Air Ratchet vs. Impact Wrench
Whether you're a professional mechanic by trade or spending weekends working on old cars, chances are you frequently use an air ratchet or impact wrench for a wide array of projects. While both are great at tightening and loosening bolts on heavy machinery, each has their own unique traits. Here are some pros and cons to weigh before deciding between an impact wrench or air ratchet.
|Lower torque||Higher torque|
|Controlled||Less controlled |
|More affordable||Less affordable|
Advantages of air ratchets
- Controlled Motion – An air ratchet's low output of power can create a more controlled motion. The controlled power level helps provide optimal precision when tightening or loosing fasteners.
- Convenience – This tool's small size makes it simple to operate in hard-to-reach areas. An air ratchet also tends to be light, which is easy to haul around and use for long periods of time.
- Softer noise – In comparison to an impact wrench or other pneumatic tools, this device creates less noise.
Limitations of air ratchets
- Low Power – While it has a precise motion, an air ratchet can lack the heavy torque needed for removing extremely tight nuts and bolts. Its limited power can also lower the operating speed, meaning more time is spent on simple tasks.
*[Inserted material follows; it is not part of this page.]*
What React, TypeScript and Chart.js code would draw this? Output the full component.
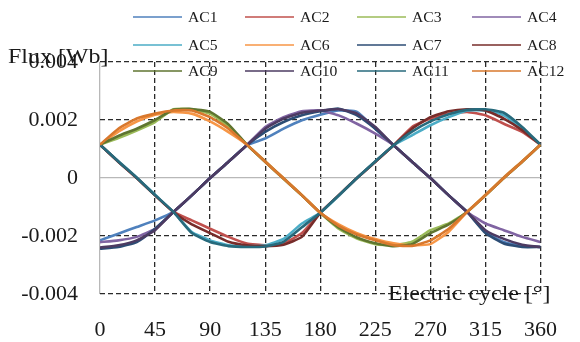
import React, { useEffect, useRef } from "react";
import { Chart, registerables } from "chart.js";

Chart.register(...registerables);

const DEGREES = [0, 15, 30, 45, 60, 75, 90, 105, 120, 135, 150, 165, 180, 195, 210, 225, 240, 255, 270, 285, 300, 315, 330, 345, 360];
const X_TICK_STEP = 45;
const Y_MIN = -0.004;
const Y_MAX = 0.004;
const Y_TICK_STEP = 0.002;

const SERIES_NAMES = ["AC1", "AC2", "AC3", "AC4", "AC5", "AC6", "AC7", "AC8", "AC9", "AC10", "AC11", "AC12"];
const SERIES_COLORS = ["#4F81BD", "#C0504D", "#9BBB59", "#8064A2", "#4BACC6", "#F79646", "#2C4D75", "#772C2A", "#5F7530", "#4D3B62", "#276A7C", "#D9782D"];

const AC1 = [-0.00215, -0.00192, -0.00169, -0.00146, -0.00117, -0.0006, 0, 0.00056, 0.00113, 0.00136, 0.0017, 0.00199, 0.00218, 0.00233, 0.00228, 0.0017, 0.00113, 0.00056, 0, -0.0006, -0.00117, -0.00186, -0.00221, -0.00234, -0.00238];
const AC2 = [0.00115, 0.00056, 0, -0.0006, -0.00117, -0.00146, -0.00175, -0.00203, -0.00226, -0.00232, -0.00226, -0.0019, -0.0012, -0.0006, 0, 0.00056, 0.00113, 0.00176, 0.00205, 0.00222, 0.00228, 0.00216, 0.00187, 0.00159, 0.00115];
const AC3 = [0.00115, 0.00138, 0.00164, 0.00193, 0.00237, 0.00237, 0.00222, 0.00176, 0.00115, 0.00056, -0.00003, -0.0006, -0.0012, -0.00175, -0.00209, -0.00228, -0.00232, -0.0022, -0.0018, -0.00157, -0.00117, -0.0006, 0, 0.00056, 0.00115];
const AC4 = [-0.00221, -0.00215, -0.00203, -0.00175, -0.00117, -0.0006, 0, 0.00056, 0.00113, 0.00176, 0.0021, 0.0023, 0.00233, 0.00216, 0.00187, 0.00153, 0.00113, 0.00056, 0, -0.0006, -0.00117, -0.00157, -0.0018, -0.00203, -0.00221];
const AC5 = [0.00115, 0.00058, 0.00002, -0.00058, -0.00117, -0.00186, -0.00215, -0.00232, -0.00235, -0.00232, -0.0021, -0.00157, -0.0012, -0.00062, 0, 0.00058, 0.00113, 0.00147, 0.00182, 0.0021, 0.00233, 0.00233, 0.00216, 0.0017, 0.00115];
const AC6 = [0.00115, 0.0016, 0.00195, 0.00218, 0.00228, 0.00222, 0.00195, 0.00158, 0.00115, 0.00058, 0, -0.00058, -0.0012, -0.0016, -0.0019, -0.0021, -0.00225, -0.00232, -0.00228, -0.00185, -0.00117, -0.00058, 0.00002, 0.00058, 0.00115];
const AC7 = [-0.00244, -0.00238, -0.00221, -0.00175, -0.00117, -0.0006, 0, 0.00056, 0.00113, 0.00159, 0.00193, 0.00216, 0.0023, 0.00239, 0.00216, 0.0017, 0.00113, 0.00056, 0, -0.0006, -0.00117, -0.0019, -0.00226, -0.00238, -0.00238];
const AC8 = [0.00115, 0.00056, 0, -0.0006, -0.00117, -0.0016, -0.0019, -0.0022, -0.00232, -0.00235, -0.0023, -0.00203, -0.0012, -0.0006, 0, 0.00056, 0.00113, 0.0017, 0.0021, 0.0023, 0.00237, 0.00233, 0.00205, 0.00165, 0.00115];
const AC9 = [0.00115, 0.00145, 0.0017, 0.002, 0.00235, 0.00238, 0.00228, 0.00185, 0.00115, 0.00056, -0.00002, -0.0006, -0.0012, -0.0017, -0.00205, -0.00225, -0.00235, -0.00228, -0.0019, -0.0016, -0.00117, -0.0006, 0, 0.00056, 0.00115];
const AC10 = [-0.0024, -0.00232, -0.00215, -0.0018, -0.00117, -0.0006, 0, 0.00056, 0.00113, 0.0017, 0.00205, 0.00225, 0.00233, 0.00237, 0.00222, 0.00176, 0.00113, 0.00056, 0, -0.0006, -0.00117, -0.0018, -0.0021, -0.0023, -0.00238];
const AC11 = [0.00115, 0.00057, 0.00001, -0.00059, -0.00117, -0.0019, -0.00221, -0.00235, -0.00238, -0.00236, -0.0022, -0.0017, -0.0012, -0.0006, 0, 0.00057, 0.00113, 0.0016, 0.00195, 0.0022, 0.00235, 0.00237, 0.00225, 0.00176, 0.00115];
const AC12 = [0.00115, 0.0017, 0.00205, 0.00222, 0.00233, 0.00233, 0.0021, 0.0017, 0.00115, 0.00056, -0.00002, -0.0006, -0.0012, -0.00165, -0.00195, -0.00215, -0.00232, -0.00234, -0.00215, -0.00175, -0.00117, -0.0006, 0, 0.00056, 0.00115];

const SERIES_VALUES = [AC1, AC2, AC3, AC4, AC5, AC6, AC7, AC8, AC9, AC10, AC11, AC12];

const Y_TITLE = "Flux [Wb]";
const X_TITLE = "Electric cycle [°]";

const FONT = "'Liberation Serif', 'Times New Roman', serif";

function stretchedText(ctx: CanvasRenderingContext2D, text: string, x: number, y: number, sx: number) {
  ctx.save();
  ctx.translate(x, y);
  ctx.scale(sx, 1);
  ctx.fillText(text, 0, 0);
  ctx.restore();
}

const overlayPlugin = {
  id: "overlay",
  afterDraw(chart: any) {
    const ctx = chart.ctx as CanvasRenderingContext2D;
    const area = chart.chartArea;
    ctx.save();
    ctx.fillStyle = "#1a1a1a";
    ctx.textBaseline = "alphabetic";
    ctx.textAlign = "left";
    // axis titles
    ctx.font = `21px ${FONT}`;
    stretchedText(ctx, Y_TITLE, 8, area.top + 1, 1.14);
    stretchedText(ctx, X_TITLE, 388, area.bottom + 6, 1.14);
    // legend
    ctx.font = `14px ${FONT}`;
    ctx.textBaseline = "middle";
    const colX = [133, 245, 357, 472];
    const rowY = [17, 45, 71];
    chart.data.datasets.forEach((ds: any, i: number) => {
      const c = i % 4;
      const r = Math.floor(i / 4);
      const x0 = colX[c];
      const y0 = rowY[r];
      ctx.strokeStyle = ds.borderColor;
      ctx.lineWidth = 1.5;
      ctx.beginPath();
      ctx.moveTo(x0, y0);
      ctx.lineTo(x0 + 49, y0);
      ctx.stroke();
      stretchedText(ctx, ds.label, x0 + 55, y0 + 1, 1.12);
    });
    ctx.restore();
  },
};

export default function App() {
  const ref = useRef<HTMLCanvasElement | null>(null);
  useEffect(() => {
    document.body.style.margin = "0";
    const canvas = ref.current;
    if (!canvas) return;
    const datasets = SERIES_NAMES.map((name, i) => ({
      label: name,
      data: DEGREES.map((d, j) => ({ x: d, y: SERIES_VALUES[i][j] })),
      borderColor: SERIES_COLORS[i],
      backgroundColor: SERIES_COLORS[i],
      borderWidth: 2.6,
      pointRadius: 0,
      tension: 0.15,
      fill: false,
      order: SERIES_NAMES.length - i,
    }));
    const isZero = (v: number) => Math.abs(v) < 1e-12;
    const chart = new Chart(canvas, {
      type: "line",
      data: { datasets },
      plugins: [overlayPlugin],
      options: {
        animation: false,
        responsive: false,
        maintainAspectRatio: false,
        layout: { padding: { left: 0, top: 62, right: 18, bottom: 0 } },
        plugins: { legend: { display: false }, tooltip: { enabled: false } },
        scales: {
          x: {
            type: "linear",
            min: 0,
            max: 360,
            afterFit: (s: any) => {
              s.height = 48;
            },
            ticks: {
              stepSize: X_TICK_STEP,
              padding: 23,
              color: "#1a1a1a",
              font: { family: FONT, size: 22 },
              maxRotation: 0,
              autoSkip: false,
            },
            grid: {
              drawTicks: false,
              lineWidth: 1.3,
              color: (c: any) => (c.tick && isZero(c.tick.value) ? "#b8b8b8" : "#2a2a2a"),
            },
            border: {
              display: false,
              dash: (c: any) => (c.tick && isZero(c.tick.value) ? [] : [5, 3]),
            },
          },
          y: {
            type: "linear",
            min: Y_MIN,
            max: Y_MAX,
            afterFit: (s: any) => {
              s.width = 100;
            },
            ticks: {
              stepSize: Y_TICK_STEP,
              padding: 22,
              color: "#1a1a1a",
              font: { family: FONT, size: 22 },
              callback: (v: any) => (isZero(Number(v)) ? "0" : Number(v).toFixed(3)),
            },
            grid: {
              drawTicks: false,
              lineWidth: 1.3,
              color: (c: any) => (c.tick && isZero(c.tick.value) ? "#b8b8b8" : "#2a2a2a"),
            },
            border: {
              display: false,
              dash: (c: any) => (c.tick && isZero(c.tick.value) ? [] : [5, 3]),
            },
          },
        },
      },
    } as any);
    return () => chart.destroy();
  }, []);
  return (
    <div style={{ width: 580, height: 342, background: "#fff" }}>
      <canvas ref={ref} width={580} height={342} style={{ display: "block" }} />
    </div>
  );
}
- Restricted Power Sources – Some models run on an air compressor only, limiting portability.
Advantages of impact wrenches
- High Power – The high torque an impact wrench yields can handle rusted or stubborn nuts and bolts better than some of its counterparts. This extra power also helps tighten or remove fasteners quickly.
- Versatility – An impact wrench with adjustable torque settings helps apply the right amount of force for any project.
Limitations of impact wrenches
- Reduced Accuracy – High torque can decrease precision, meaning an impact wrench can over tighten or strip bolts in some cases.
- Noisy – Since this device packs substantial power, it can be noisy during the course of a project.
- Size – Its large size makes it difficult to operate in tight spaces. An impact wrench is also heavier than an air ratchet, making it hard to use for long periods of time.